Sawtooth Behavior in Bean and Oval Shapes

COFFEE_KLATCH · Invited

Abstract

Experiments and modeling of sawtoothing plasmas on DIII-D show that plasma shape has a severe effect on core transport, leading to significant differences in sawtooth behavior. We compare discharges with different cross-sectional shapes: an indented bean shape and a low-triangularity oval. Results in the two shapes are quite different. The oval has a small electron but a large ion sawtooth with very small changes in safety factor at the crash. The bean has a large electron and somewhat smaller ion sawtooth with a large change in safety factor at the crash. In both cases, the axial safety factor is found to be near unity following the crash. The two shapes are designed so that the Mercier instability threshold is reached when the axial safety factor is below unity for the bean and above unity for the oval cross-sections. This allows the role of interchange modes to be differentiated from that of the kink-tearing mode. A feature of the experiment is that the two shapes can be alternated in successive plasmas, minimizing the effect of systematic errors. $T_e$, $T_i$, and $B_\theta$ profiles are resolved to 5, 160, and 500~$\mu$s respectively. The differences in the nature of the sawtooth oscillations in the bean and oval discharges are determined primarily by extreme differences in the electron heat transport during the reheat.

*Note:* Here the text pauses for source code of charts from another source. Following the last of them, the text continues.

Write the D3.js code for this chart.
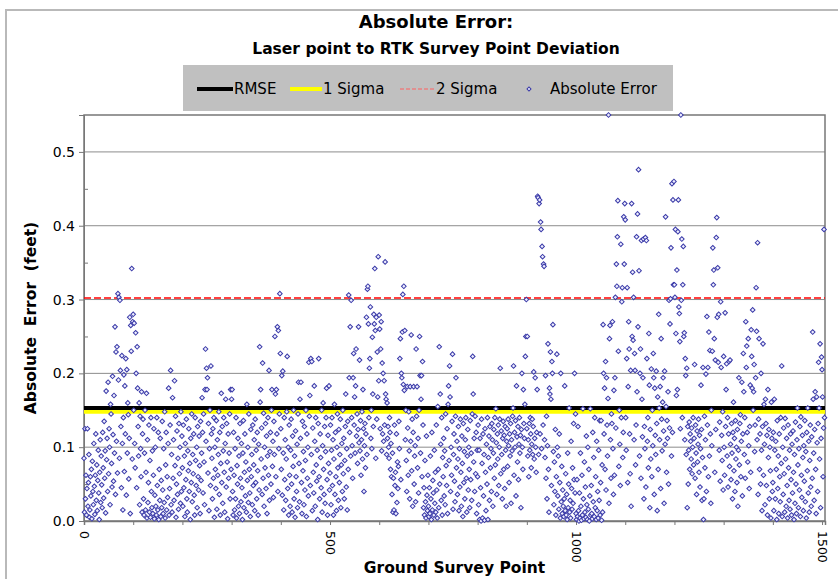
<!DOCTYPE html>
<html>
<head>
<meta charset="utf-8">
<script src="https://cdn.jsdelivr.net/npm/d3@7"></script>
<style>
  body { margin: 0; background: #fff; }
  svg text { font-family: "DejaVu Sans", sans-serif; fill: #000; }
</style>
</head>
<body>
<div id="chart"></div>
<script>
// absolute error for each ground survey point, thousandths of a foot (100 points per block)
const errPts0000 = [85,12,125,30,62,8,44,125,20,52,90,5,15,60,34,70,3,81,40,22,
  105,47,9,62,118,28,76,14,55,96,38,2,66,110,25,88,49,18,120,72,
  31,135,58,95,11,176,83,112,40,188,64,125,100,22,158,145,78,46,196,117,
  54,170,92,263,36,229,108,236,65,308,191,303,85,299,204,128,45,224,105,15,
  140,198,67,183,118,220,35,205,92,160,144,57,112,276,10,265,230,342,84,270];
const errPts0100 = [280,150,268,105,72,255,200,45,236,180,128,88,160,22,142,98,60,175,12,118,
  138,30,8,92,150,15,66,173,4,110,25,52,130,12,82,5,140,40,18,95,
  10,62,125,3,35,100,20,8,140,48,15,120,2,70,28,112,6,55,18,135,
  42,10,98,25,148,4,76,120,15,60,32,105,180,8,44,130,204,22,90,12,
  167,58,110,28,190,75,142,5,50,122,36,85,16,132,64,100,24,148,40,115];
const errPts0200 = [72,20,130,45,88,6,105,56,138,30,12,95,68,125,40,78,2,112,52,145,
  26,90,64,118,35,8,140,82,48,100,18,128,60,42,115,75,10,135,55,92,
  167,120,38,145,80,22,178,233,108,207,178,194,65,132,14,98,150,48,210,118,
  85,30,125,58,140,5,100,70,44,136,16,110,62,90,148,36,120,8,78,173,
  52,128,24,95,140,66,12,105,165,46,132,80,3,118,58,92,145,30,178,70];
const errPts0300 = [165,178,40,8,120,62,15,98,30,140,4,75,50,112,20,88,10,132,58,26,
  105,45,2,92,136,18,66,118,34,80,12,158,55,100,25,145,70,38,6,124,
  60,90,22,130,48,76,110,14,138,52,96,30,120,68,8,104,42,236,161,178,
  84,126,36,214,58,146,20,100,72,132,44,115,10,88,140,62,204,28,94,120,
  50,150,178,74,108,32,135,90,250,172,60,178,118,263,40,258,98,145,308,227];
const errPts0400 = [125,70,197,35,203,92,15,140,56,110,28,84,148,223,44,100,8,130,62,20,
  96,138,50,12,115,74,150,30,88,5,122,60,40,104,18,145,188,78,26,165,
  112,188,52,10,135,68,94,22,128,42,82,150,6,118,58,100,34,215,142,170,
  48,220,90,216,14,126,66,38,183,108,20,140,76,54,96,2,132,220,60,30,
  118,86,45,150,12,102,160,70,36,128,24,94,140,180,56,8,116,78,183,42];
const errPts0500 = [65,130,22,96,140,48,110,8,84,158,36,120,60,14,100,145,72,28,124,52,
  90,138,18,76,105,40,150,64,112,30,82,128,172,46,98,15,135,70,306,194,
  120,263,88,299,140,102,58,194,227,130,168,92,183,233,115,145,78,124,263,106,
  218,95,136,62,110,148,84,178,125,40,102,132,72,118,276,90,314,318,267,140,
  207,220,290,112,150,98,249,172,128,280,267,342,258,85,276,138,229,168,358,190];
const errPts0600 = [279,260,125,233,270,95,214,118,200,108,190,130,351,172,165,90,160,112,128,100,
  85,140,120,70,105,60,36,92,12,58,15,130,48,66,10,118,25,80,44,74,
  135,98,220,247,56,200,194,256,307,185,318,177,258,110,150,82,40,182,126,62,
  148,95,30,182,108,252,68,138,20,120,182,50,88,102,26,233,142,182,72,112,
  38,150,250,197,92,165,197,60,216,130,18,45,8,82,26,4,115,35,14,62];
const errPts0700 = [20,6,45,10,88,30,2,120,15,55,38,8,96,24,66,12,130,42,4,155,
  70,18,236,50,172,104,28,140,8,86,60,112,34,95,22,145,75,48,125,10,
  158,183,82,210,168,40,100,62,135,226,16,90,118,54,26,142,194,72,108,36,
  84,128,14,98,46,138,66,20,115,78,6,132,52,94,30,110,140,58,12,88,
  124,42,100,70,18,136,56,92,28,145,223,172,80,112,40,142,64,120,10,96];
const errPts0800 = [60,130,22,96,2,112,45,0,138,78,4,118,34,90,1,125,66,14,104,50,
  140,2,86,115,28,128,72,98,40,132,110,20,92,124,58,140,76,152,106,36,
  118,84,130,48,100,138,207,64,122,90,30,112,135,70,116,44,128,96,20,108,
  125,74,138,102,52,118,88,132,24,110,95,142,153,210,62,120,100,136,34,183,
  114,80,128,56,104,140,92,116,18,124,200,100,70,178,132,112,158,223,250,300];
const errPts0900 = [125,250,88,110,60,132,96,140,118,72,104,138,90,128,202,84,112,194,100,66,
  120,178,440,438,90,430,435,118,405,395,98,372,358,130,348,345,110,86,197,58,
  142,30,102,240,70,12,180,172,229,165,48,216,200,266,94,22,80,40,124,8,
  60,226,100,34,88,16,118,52,4,200,26,74,10,42,20,6,30,183,14,64,
  8,36,2,92,18,50,153,12,28,4,108,44,16,72,24,132,56,200,38,145];
const errPts1000 = [10,2,56,6,128,14,0,38,4,92,20,1,62,8,152,30,3,80,12,46,
  5,115,22,2,100,16,70,0,34,152,8,48,10,3,120,26,86,6,140,18,
  60,2,108,14,40,4,96,28,136,8,52,136,1,76,12,266,200,118,180,70,
  216,42,194,130,88,166,550,24,247,265,110,58,145,132,270,98,36,177,62,194,
  303,126,348,318,385,434,230,74,150,104,48,375,140,297,316,86,120,412,348,430];
const errPts1100 = [408,140,96,220,316,52,182,270,233,118,64,204,20,430,250,337,245,303,110,227,
  204,76,130,385,175,416,263,476,339,88,200,233,58,380,165,114,194,382,30,128,
  98,384,46,380,220,108,140,72,254,184,18,124,84,206,60,150,102,227,194,36,
  180,116,90,203,132,14,168,70,280,153,110,182,44,247,138,95,161,194,122,24,
  203,104,412,155,66,136,112,175,50,299,126,267,301,370,88,457,120,435,320,460];
const errPts1200 = [320,303,395,254,170,340,178,392,435,290,281,243,125,550,299,382,140,320,372,250,
  255,110,220,197,90,207,18,128,50,96,134,70,118,108,84,126,64,100,140,76,
  112,212,58,130,92,36,122,80,104,138,66,116,46,98,184,124,28,86,208,2,
  30,142,72,110,199,40,277,130,208,60,256,88,231,118,24,150,102,230,370,320,
  340,247,66,218,124,384,411,276,343,215,280,96,134,54,297,208,116,82,148,42];
const errPts1300 = [223,100,62,282,128,178,213,88,140,46,118,216,74,218,104,56,132,92,30,120,
  161,68,112,40,136,84,100,52,124,20,96,194,76,132,144,60,108,188,34,118,
  227,175,90,140,58,270,208,237,120,80,247,102,44,128,184,66,259,223,180,286,
  150,175,212,94,130,194,316,257,110,377,36,138,247,70,118,50,200,96,14,128,
  240,62,158,104,22,165,132,48,116,8,178,86,124,30,100,68,4,161,112,40];
const errPts1400 = [52,120,14,165,96,30,108,70,2,136,44,88,10,118,60,26,140,78,210,6,
  100,36,126,64,12,139,84,20,112,48,4,130,72,28,96,16,118,56,8,104,
  38,122,66,2,90,24,134,50,10,110,153,76,18,98,42,128,6,141,62,32,
  116,86,14,102,54,136,26,94,4,120,68,153,38,108,12,82,130,46,20,114,
  58,256,165,92,28,124,175,70,10,168,106,40,132,215,153,84,240,18,112,222,
  205,168,60,126,395,140];

// statistics lines (feet)
const rmse = 0.153;
const oneSigma = 0.148;
const twoSigma = 0.302;

const yTicks = [0, 0.1, 0.2, 0.3, 0.4, 0.5];
const yMinorTicks = [0.05, 0.15, 0.25, 0.35, 0.45];
const xTicks = d3.range(0, 1501, 100);
const xLabels = [0, 500, 1000, 1500];

const absErr = [].concat(errPts0000, errPts0100, errPts0200, errPts0300, errPts0400,
  errPts0500, errPts0600, errPts0700, errPts0800, errPts0900, errPts1000,
  errPts1100, errPts1200, errPts1300, errPts1400)
  .map((v, i) => ({ point: i, err: v / 1000 }));

const width = 838, height = 579;
const margin = { top: 115, right: 13, bottom: 58, left: 84 };

const svg = d3.select("#chart").append("svg")
  .attr("width", width)
  .attr("height", height);

// outer chart frame
svg.append("path")
  .attr("d", "M6,579V10H838")
  .attr("fill", "none")
  .attr("stroke", "#b9b9b9")
  .attr("stroke-width", 2);

const x = d3.scaleLinear().domain([0, 1506]).range([margin.left, width - margin.right]);
const y = d3.scaleLinear().domain([0, 0.55]).range([height - margin.bottom, margin.top]);

// gridlines
svg.append("g")
  .selectAll("line")
  .data(yTicks.slice(1))
  .join("line")
  .attr("x1", x(0)).attr("x2", x(1506))
  .attr("y1", d => y(d)).attr("y2", d => y(d))
  .attr("stroke", "#8c8c8c")
  .attr("stroke-width", 1);

// plot border
svg.append("rect")
  .attr("x", x(0)).attr("y", y(0.55))
  .attr("width", x(1506) - x(0))
  .attr("height", y(0) - y(0.55))
  .attr("fill", "none")
  .attr("stroke", "#777")
  .attr("stroke-width", 1.5);

// y axis
const yAxis = svg.append("g")
  .attr("transform", `translate(${x(0)},0)`)
  .call(d3.axisLeft(y).tickValues(yTicks).tickFormat(d3.format(".1f")).tickSize(5).tickPadding(4));
yAxis.select(".domain").attr("stroke", "#777");
yAxis.selectAll(".tick line").attr("stroke", "#777");
yAxis.selectAll("text").style("font-size", "14px");

svg.append("g")
  .attr("transform", `translate(${x(0)},0)`)
  .call(d3.axisLeft(y).tickValues(yMinorTicks).tickFormat("").tickSize(-4))
  .call(g => g.select(".domain").remove())
  .selectAll("line").attr("stroke", "#777");

// x axis
const xAxis = svg.append("g")
  .attr("transform", `translate(0,${y(0)})`)
  .call(d3.axisBottom(x).tickValues(xTicks)
    .tickFormat(d => xLabels.includes(d) ? d : "")
    .tickSize(4));
xAxis.select(".domain").attr("stroke", "#777").attr("stroke-width", 1.5);
xAxis.selectAll(".tick line").attr("stroke", "#777");
xAxis.selectAll("text")
  .style("font-size", "12.5px")
  .attr("text-anchor", "start")
  .attr("dy", null)
  .attr("y", 0)
  .attr("transform", "translate(-5,10) rotate(90)");

// statistic lines
svg.append("line")
  .attr("x1", x(0)).attr("x2", x(1506))
  .attr("y1", y(oneSigma)).attr("y2", y(oneSigma))
  .attr("stroke", "#ffff00").attr("stroke-width", 4);
svg.append("line")
  .attr("x1", x(0)).attr("x2", x(1506))
  .attr("y1", y(rmse)).attr("y2", y(rmse))
  .attr("stroke", "#000").attr("stroke-width", 4);
svg.append("line")
  .attr("x1", x(0)).attr("x2", x(1506))
  .attr("y1", y(twoSigma)).attr("y2", y(twoSigma))
  .attr("stroke", "#ff0000").attr("stroke-width", 1.5)
  .attr("stroke-dasharray", "7,3");

// points
const diamond = d3.symbol().type(d3.symbolSquare).size(11);
svg.append("g")
  .selectAll("path")
  .data(absErr)
  .join("path")
  .attr("d", diamond)
  .attr("transform", d => `translate(${x(d.point)},${y(d.err)}) rotate(45)`)
  .attr("fill", "#eef")
  .attr("stroke", "#3a3aa8")
  .attr("stroke-width", 1);

// titles
svg.append("text")
  .attr("x", 436).attr("y", 28)
  .attr("text-anchor", "middle")
  .style("font-size", "18px").style("font-weight", "bold")
  .text("Absolute Error:");
svg.append("text")
  .attr("x", 436).attr("y", 54)
  .attr("text-anchor", "middle")
  .style("font-size", "15.5px").style("font-weight", "bold")
  .text("Laser point to RTK Survey Point Deviation");

// axis titles
svg.append("text")
  .attr("transform", `translate(36,${(y(0) + y(0.55)) / 2}) rotate(-90)`)
  .attr("text-anchor", "middle")
  .style("font-size", "15.5px").style("font-weight", "bold")
  .style("white-space", "pre")
  .text("Absolute  Error  (feet)");
svg.append("text")
  .attr("x", (x(0) + x(1506)) / 2).attr("y", 573)
  .attr("text-anchor", "middle")
  .style("font-size", "15.5px").style("font-weight", "bold")
  .text("Ground Survey Point");

// legend
const legend = svg.append("g");
legend.append("rect")
  .attr("x", 183).attr("y", 65)
  .attr("width", 490).attr("height", 46)
  .attr("fill", "#c0c0c0");

const legendItems = [
  { label: "RMSE", x0: 197, x1: 233, tx: 234, color: "#000", w: 4, dash: null },
  { label: "1 Sigma", x0: 290, x1: 322, tx: 323, color: "#ffff00", w: 4, dash: null },
  { label: "2 Sigma", x0: 400, x1: 434, tx: 436, color: "#ff6060", w: 1, dash: "4,2" },
  { label: "Absolute Error", x0: null, x1: null, tx: 550, color: "#3a3aa8", w: 1, dash: null }
];
legendItems.forEach(item => {
  const g = legend.append("g");
  if (item.x0 !== null) {
    g.append("line")
      .attr("x1", item.x0).attr("x2", item.x1)
      .attr("y1", 89).attr("y2", 89)
      .attr("stroke", item.color)
      .attr("stroke-width", item.w)
      .attr("stroke-dasharray", item.dash);
  } else {
    g.append("path")
      .attr("d", d3.symbol().type(d3.symbolSquare).size(8))
      .attr("transform", "translate(529,89) rotate(45)")
      .attr("fill", "#eef")
      .attr("stroke", item.color);
  }
  g.append("text")
    .attr("x", item.tx).attr("y", 94)
    .style("font-size", "15px")
    .text(item.label);
});
</script>
</body>
</html>
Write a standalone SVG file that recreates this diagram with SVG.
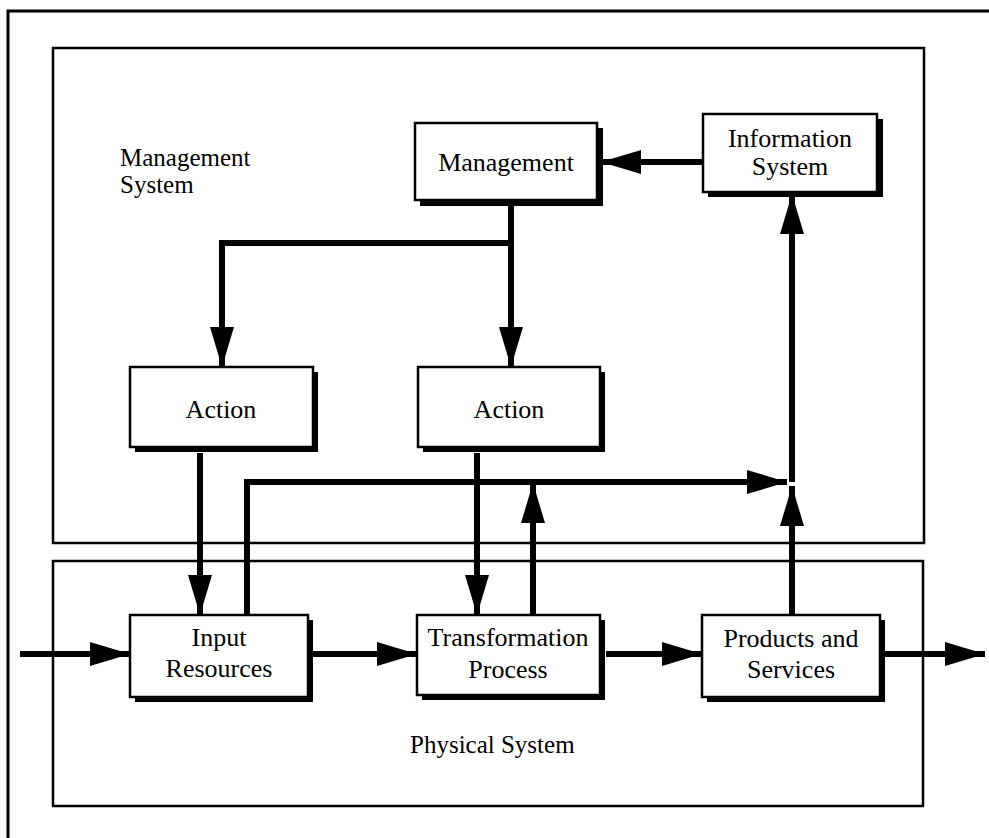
<svg xmlns="http://www.w3.org/2000/svg" width="989" height="838" viewBox="0 0 989 838">
<defs>
<style>
.frame{fill:none;stroke:#000;stroke-width:3}
.sys{fill:none;stroke:#000;stroke-width:2.5}
.box{fill:#fff;stroke:#000;stroke-width:2.5}
.sh{fill:#000}
.t{font-family:"Liberation Serif","Times New Roman",serif;font-size:26px;fill:#000;text-anchor:middle}
.lbl{font-family:"Liberation Serif","Times New Roman",serif;font-size:25px;fill:#000}
.c{fill:none;stroke:#000;stroke-width:6}
</style>
<marker id="ah" markerUnits="userSpaceOnUse" markerWidth="42" markerHeight="24" refX="40" refY="12" orient="auto">
<path d="M0,0 L40,12 L0,24 Z" fill="#000"/>
</marker>
</defs>
<rect width="989" height="838" fill="#fff"/>
<path class="frame" d="M8,840 L8,11 L992,11"/>
<rect class="sys" x="53" y="48" width="871" height="495"/>
<rect class="sys" x="53" y="561" width="870" height="245"/>
<text class="lbl" x="120" y="166">Management</text>
<text class="lbl" x="120" y="193">System</text>
<text class="lbl" x="410" y="753">Physical System</text>

<g id="connectors">
<path class="c" d="M20,654 L130,654" marker-end="url(#ah)"/>
<path class="c" d="M310,654 L417,654" marker-end="url(#ah)"/>
<path class="c" d="M606,654 L702,654" marker-end="url(#ah)"/>
<path class="c" d="M885,654 L985,654" marker-end="url(#ah)"/>
<path class="c" d="M792,615 L792,486" marker-end="url(#ah)"/>
<path class="c" d="M792,482 L792,194" marker-end="url(#ah)"/>
<path class="c" d="M247,615 L247,482 L787,482" marker-end="url(#ah)"/>
<path class="c" d="M533,615 L533,483" marker-end="url(#ah)"/>
<path class="c" d="M477,453 L477,615" marker-end="url(#ah)"/>
<path class="c" d="M200,453 L200,615" marker-end="url(#ah)"/>
<path class="c" d="M511,205 L511,367" marker-end="url(#ah)"/>
<path class="c" d="M511,243 L222,243 L222,367" marker-end="url(#ah)"/>
<path class="c" d="M703,162 L601,162" marker-end="url(#ah)"/>
</g>

<g id="management">
<rect class="sh" x="420" y="128" width="183" height="78"/>
<rect class="box" x="415" y="123" width="182" height="77"/>
<text class="t" x="506" y="171">Management</text>
</g>
<g id="information-system">
<rect class="sh" x="708" y="119" width="175" height="78"/>
<rect class="box" x="703" y="114" width="174" height="78"/>
<text class="t" x="790" y="147">Information</text>
<text class="t" x="790" y="175">System</text>
</g>
<g id="action-1">
<rect class="sh" x="135" y="372" width="183" height="80"/>
<rect class="box" x="130" y="367" width="183" height="80"/>
<text class="t" x="221" y="418">Action</text>
</g>
<g id="action-2">
<rect class="sh" x="423" y="372" width="182" height="80"/>
<rect class="box" x="418" y="367" width="182" height="80"/>
<text class="t" x="509" y="418">Action</text>
</g>
<g id="input-resources">
<rect class="sh" x="135" y="620" width="178" height="82"/>
<rect class="box" x="130" y="615" width="178" height="82"/>
<text class="t" x="219" y="646">Input</text>
<text class="t" x="219" y="677">Resources</text>
</g>
<g id="transformation-process">
<rect class="sh" x="422" y="620" width="183" height="80"/>
<rect class="box" x="417" y="615" width="183" height="80"/>
<text class="t" x="508" y="646">Transformation</text>
<text class="t" x="508" y="678">Process</text>
</g>
<g id="products-services">
<rect class="sh" x="707" y="620" width="178" height="82"/>
<rect class="box" x="702" y="615" width="178" height="82"/>
<text class="t" x="791" y="647">Products and</text>
<text class="t" x="791" y="678">Services</text>
</g>
</svg>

Although the electron transport rate is effectively infinite in the oval, the ion confinement is excellent, near neoclassical. By contrast, in the bean the electron transport rate is low. Modeling the sawtooth evolution with TRANSP, the current evolution during the ramp is found to be neoclassical; the very different results arise from the very different $T_e$ profiles through the plasma resistivity. The bean and oval collapses are internal kink and quasi-interchange respectively.